▶ _SET EXERCISE_
Copy the listing below in full and skip every picture.

________________

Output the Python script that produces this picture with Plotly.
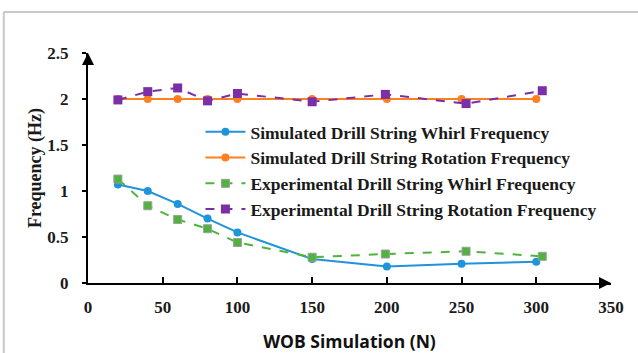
import plotly.graph_objects as go

# WOB values (N) and measured / simulated frequencies (Hz)
wob_sim = [20, 40, 60, 80, 100, 150, 200, 250, 300]
sim_whirl = [1.07, 1.00, 0.86, 0.70, 0.55, 0.26, 0.18, 0.21, 0.23]
sim_rotation = [2.0, 2.0, 2.0, 2.0, 2.0, 2.0, 2.0, 2.0, 2.0]

wob_exp = [20, 40, 60, 80, 100, 150, 199, 253, 304]
exp_whirl = [1.13, 0.84, 0.69, 0.59, 0.44, 0.28, 0.315, 0.345, 0.29]
exp_rotation = [1.99, 2.08, 2.12, 1.98, 2.06, 1.97, 2.05, 1.95, 2.09]

x_ticks = [0, 50, 100, 150, 200, 250, 300, 350]
x_tick_text = ["<b>%d</b>" % v for v in x_ticks]
y_ticks = [0, 0.5, 1, 1.5, 2, 2.5]
y_tick_text = ["<b>0</b>", "<b>0.5</b>", "<b>1</b>", "<b>1.5</b>", "<b>2</b>", "<b>2.5</b>"]

serif = "Liberation Serif"

fig = go.Figure()
fig.add_trace(go.Scatter(
    x=wob_sim, y=sim_whirl, mode="lines+markers",
    name="<b>Simulated Drill String Whirl Frequency</b>",
    line=dict(color="#1F94DA", width=2),
    marker=dict(symbol="circle", size=8, color="#1F94DA"),
))
fig.add_trace(go.Scatter(
    x=wob_sim, y=sim_rotation, mode="lines+markers",
    name="<b>Simulated Drill String Rotation Frequency</b>",
    line=dict(color="#FF7F21", width=2),
    marker=dict(symbol="circle", size=8, color="#FF7F21"),
))
fig.add_trace(go.Scatter(
    x=wob_exp, y=exp_whirl, mode="lines+markers",
    name="<b>Experimental Drill String Whirl Frequency</b>",
    line=dict(color="#4EB43C", width=2, dash="dash"),
    marker=dict(symbol="square", size=8, color="#4EB43C",
                line=dict(color="#9E9E9E", width=1)),
))
fig.add_trace(go.Scatter(
    x=wob_exp, y=exp_rotation, mode="lines+markers",
    name="<b>Experimental Drill String Rotation Frequency</b>",
    line=dict(color="#7A2FA6", width=2, dash="dash"),
    marker=dict(symbol="square", size=9, color="#7A2FA6"),
))

# Arrow heads at the ends of both axes
fig.add_annotation(x=0, y=2.5, xref="x", yref="y", ax=0, ay=12, text="",
                   showarrow=True, arrowhead=2, arrowsize=1.2, arrowwidth=2,
                   arrowcolor="black")
fig.add_annotation(x=350, y=0, xref="x", yref="y", ax=-12, ay=0, text="",
                   showarrow=True, arrowhead=2, arrowsize=1.2, arrowwidth=2,
                   arrowcolor="black")

# Light frame along the top and left edges of the chart area
fig.add_shape(type="line", xref="paper", yref="paper", x0=-0.161, x1=1.06,
              y0=1.178, y1=1.178, line=dict(color="#C8C8C8", width=2))
fig.add_shape(type="line", xref="paper", yref="paper", x0=-0.161, x1=-0.161,
              y0=1.178, y1=-0.32, line=dict(color="#C8C8C8", width=2))

fig.update_layout(
    width=638, height=353,
    margin=dict(l=88, r=27, t=53, b=70, autoexpand=False),
    paper_bgcolor="white", plot_bgcolor="white",
    showlegend=True,
    legend=dict(
        x=0.215, y=0.735, xanchor="left", yanchor="top",
        font=dict(family=serif, size=17.5, color="#1a1a1a"),
        bgcolor="rgba(0,0,0,0)", tracegroupgap=0, itemwidth=40,
    ),
    xaxis=dict(
        range=[0, 350], tickvals=x_ticks, ticktext=x_tick_text,
        showline=True, linecolor="black", linewidth=2,
        ticks="inside", ticklen=6, tickwidth=2, tickcolor="black",
        showgrid=False, zeroline=False, ticklabelstandoff=8, automargin=False,
        tickfont=dict(family=serif, size=17, color="#1a1a1a"),
        title=dict(text="<b>WOB Simulation (N)</b>", standoff=24,
                   font=dict(family="Open Sans", size=17.5, color="#111")),
    ),
    yaxis=dict(
        range=[0, 2.5], tickvals=y_ticks, ticktext=y_tick_text,
        showline=True, linecolor="black", linewidth=2,
        ticks="outside", ticklen=4, tickwidth=2, tickcolor="black",
        showgrid=False, zeroline=False, ticklabelstandoff=10, automargin=False,
        tickfont=dict(family=serif, size=17, color="#1a1a1a"),
        title=dict(text="<b>Frequency (Hz)</b>", standoff=1,
                   font=dict(family=serif, size=18, color="#1a1a1a")),
    ),
)

fig.write_html("out.html")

________________

▶ _RESPONSE TO THE EXERCISE_
Output the Python script that produces this picture with Plotly.
import plotly.graph_objects as go

# WOB values (N) and measured / simulated frequencies (Hz)
wob_sim = [20, 40, 60, 80, 100, 150, 200, 250, 300]
sim_whirl = [1.07, 1.00, 0.86, 0.70, 0.55, 0.26, 0.18, 0.21, 0.23]
sim_rotation = [2.0, 2.0, 2.0, 2.0, 2.0, 2.0, 2.0, 2.0, 2.0]

wob_exp = [20, 40, 60, 80, 100, 150, 199, 253, 304]
exp_whirl = [1.13, 0.84, 0.69, 0.59, 0.44, 0.28, 0.315, 0.345, 0.29]
exp_rotation = [1.99, 2.08, 2.12, 1.98, 2.06, 1.97, 2.05, 1.95, 2.09]

x_ticks = [0, 50, 100, 150, 200, 250, 300, 350]
x_tick_text = ["<b>%d</b>" % v for v in x_ticks]
y_ticks = [0, 0.5, 1, 1.5, 2, 2.5]
y_tick_text = ["<b>0</b>", "<b>0.5</b>", "<b>1</b>", "<b>1.5</b>", "<b>2</b>", "<b>2.5</b>"]

serif = "Liberation Serif"

fig = go.Figure()
fig.add_trace(go.Scatter(
    x=wob_sim, y=sim_whirl, mode="lines+markers",
    name="<b>Simulated Drill String Whirl Frequency</b>",
    line=dict(color="#1F94DA", width=2),
    marker=dict(symbol="circle", size=8, color="#1F94DA"),
))
fig.add_trace(go.Scatter(
    x=wob_sim, y=sim_rotation, mode="lines+markers",
    name="<b>Simulated Drill String Rotation Frequency</b>",
    line=dict(color="#FF7F21", width=2),
    marker=dict(symbol="circle", size=8, color="#FF7F21"),
))
fig.add_trace(go.Scatter(
    x=wob_exp, y=exp_whirl, mode="lines+markers",
    name="<b>Experimental Drill String Whirl Frequency</b>",
    line=dict(color="#4EB43C", width=2, dash="dash"),
    marker=dict(symbol="square", size=8, color="#4EB43C",
                line=dict(color="#9E9E9E", width=1)),
))
fig.add_trace(go.Scatter(
    x=wob_exp, y=exp_rotation, mode="lines+markers",
    name="<b>Experimental Drill String Rotation Frequency</b>",
    line=dict(color="#7A2FA6", width=2, dash="dash"),
    marker=dict(symbol="square", size=9, color="#7A2FA6"),
))

# Arrow heads at the ends of both axes
fig.add_annotation(x=0, y=2.5, xref="x", yref="y", ax=0, ay=12, text="",
                   showarrow=True, arrowhead=2, arrowsize=1.2, arrowwidth=2,
                   arrowcolor="black")
fig.add_annotation(x=350, y=0, xref="x", yref="y", ax=-12, ay=0, text="",
                   showarrow=True, arrowhead=2, arrowsize=1.2, arrowwidth=2,
                   arrowcolor="black")

# Light frame along the top and left edges of the chart area
fig.add_shape(type="line", xref="paper", yref="paper", x0=-0.161, x1=1.06,
              y0=1.178, y1=1.178, line=dict(color="#C8C8C8", width=2))
fig.add_shape(type="line", xref="paper", yref="paper", x0=-0.161, x1=-0.161,
              y0=1.178, y1=-0.32, line=dict(color="#C8C8C8", width=2))

fig.update_layout(
    width=638, height=353,
    margin=dict(l=88, r=27, t=53, b=70, autoexpand=False),
    paper_bgcolor="white", plot_bgcolor="white",
    showlegend=True,
    legend=dict(
        x=0.215, y=0.735, xanchor="left", yanchor="top",
        font=dict(family=serif, size=17.5, color="#1a1a1a"),
        bgcolor="rgba(0,0,0,0)", tracegroupgap=0, itemwidth=40,
    ),
    xaxis=dict(
        range=[0, 350], tickvals=x_ticks, ticktext=x_tick_text,
        showline=True, linecolor="black", linewidth=2,
        ticks="inside", ticklen=6, tickwidth=2, tickcolor="black",
        showgrid=False, zeroline=False, ticklabelstandoff=8, automargin=False,
        tickfont=dict(family=serif, size=17, color="#1a1a1a"),
        title=dict(text="<b>WOB Simulation (N)</b>", standoff=24,
                   font=dict(family="Open Sans", size=17.5, color="#111")),
    ),
    yaxis=dict(
        range=[0, 2.5], tickvals=y_ticks, ticktext=y_tick_text,
        showline=True, linecolor="black", linewidth=2,
        ticks="outside", ticklen=4, tickwidth=2, tickcolor="black",
        showgrid=False, zeroline=False, ticklabelstandoff=10, automargin=False,
        tickfont=dict(family=serif, size=17, color="#1a1a1a"),
        title=dict(text="<b>Frequency (Hz)</b>", standoff=1,
                   font=dict(family=serif, size=18, color="#1a1a1a")),
    ),
)

fig.write_html("out.html")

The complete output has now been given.